Denver-based Ms Morrice explained: "What happened was absolutely unbelievable, we started to drill and we hit the best oil in the world, light sweet crude, beating all odds. The oil is like the icing on top of the cake.

"At first we thought we had hit about six million barrels recoverable and with each independent engineering report instead of decreasing, it actually seems to be increasing and I think we are heading towards 20 million barrels of oil recoverable.

"Now we have just discovered a second oilfield."

The internationally renowned explorationist with decades of experience in oil exploration attributes her success to her 'entrepreneurial spirit' and 'can do attitude'.

She said: "I have been working in Belize since 1984 and I knew almost instinctively as well as scientifically that there was oil there. It just had to be found.

"I am not necessarily a better geologist than Shell or BP, it was a belief that I was right and no matter how many doubts - even from the biggest oil companies - I kept that invincible vision and if you do that, then you do not get swayed by the doubt.

"You have the odd moment where you think 'oh my God' but actually the dominant force is the way forward."

And energy is a common thread in the family as Ms Morrice is married to Alex Cranberg, chairman of Denver-based energy company Aspect Holdings. Another company of the couple's CHx, a private investment firm, is the joint venture partner of BNE.

In 2003, BNE negotiated a Product Sharing Agreement with the Government of Belize and that partnership has proved lucrative for both parties as BNE is now the number one revenue driver for the country.

Mr Stewart, who attended Methodist College, said: "We have been selling our oil onto Costa Rica , but we actually have a new partnership starting the first quarter of this year with the US refineries.

"We will be strengthening the Belize-US government to government ties so we are pumping all that oil into the US refineries which is a huge boost."

However, not only has BNE proved a financial success, it has also had a major impact on the local community in terms of employment, revenue, funding and social development.

More than $100,000 have already been donated to local schools and flood relief schemes after the company and its Irish investors signed a deal which ensured monies from oil revenues were spent on improving health, education and the environment.

And Ms Morrice is adamant that is why so many people from Northern Ireland and the Republic were prepared to back BNE.

She said: "I find in Ireland that a lot of people really want to make a difference. I think what attracted them into our investment was not only a belief in our vision, but a desire to make a difference in the country of Belize, which is very poor."
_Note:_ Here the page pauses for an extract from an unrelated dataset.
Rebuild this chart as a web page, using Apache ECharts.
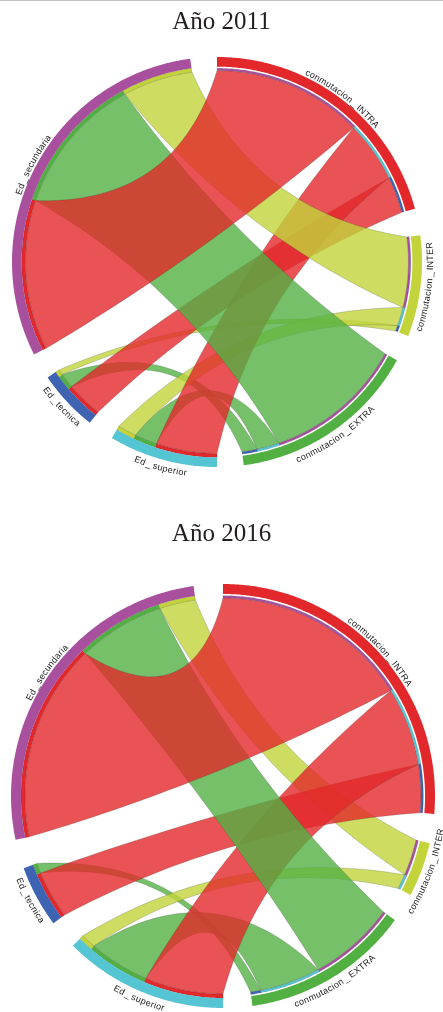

BNE's accomplishments have also provided employment for 400 people and created spin-off businesses.

Ms Morrice said: "What has happened is BNE has gone to the number one revenue generator in the whole country in less than three years; it's phenomenal, it's another unheard of thing.
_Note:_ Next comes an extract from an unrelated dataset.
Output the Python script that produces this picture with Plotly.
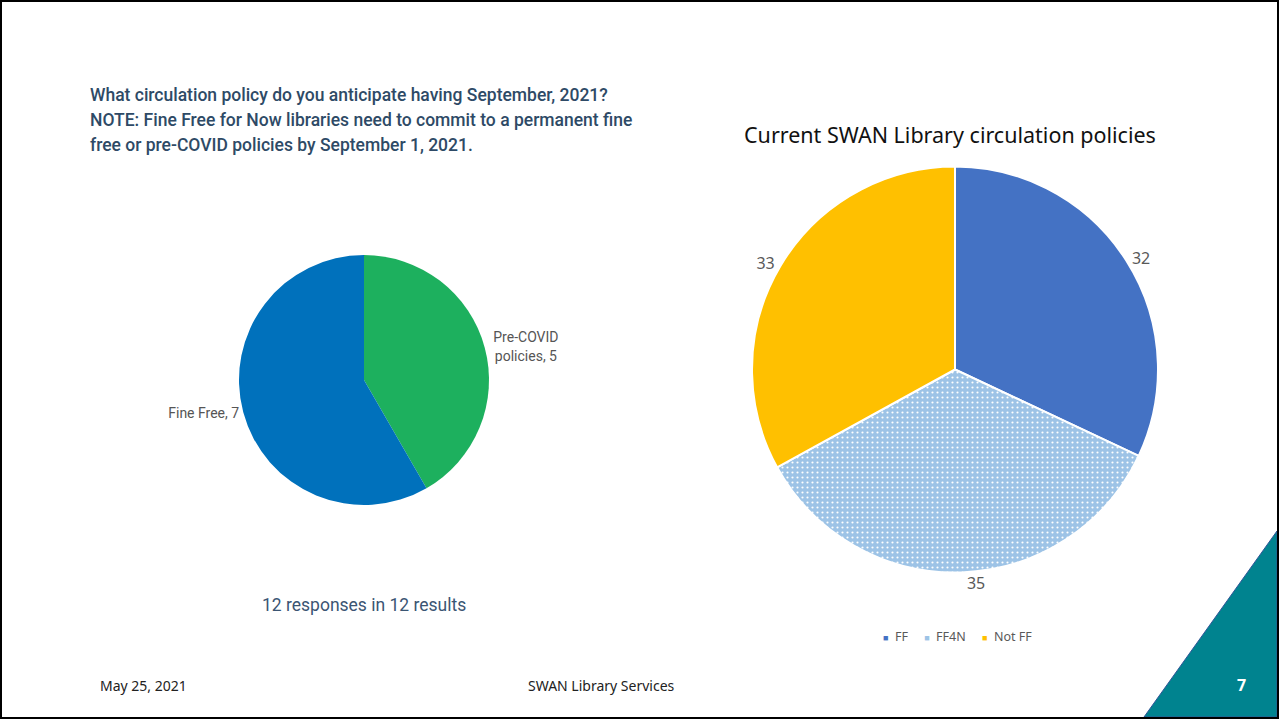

"The entrepreneurial spirit is alive and well. Men who own their tank trucks come, fill up their tanks and take it down to the ships for export. Restaurants, grocery shops and little hotels are springing up."

Another scheme the company is involved in is the BNE Dream Trust, which will provide microfinancing and seed capital to help Belizeans realise their business dreams.

So the crude oil in Spanish Lookout has not only made Ms Morrice, a past recipient of the Distinguished Service Award from the American Association of Petroleum Geologists, a lot of money but it has allowed Belize to dream of energy independence and a better future for this poor nation.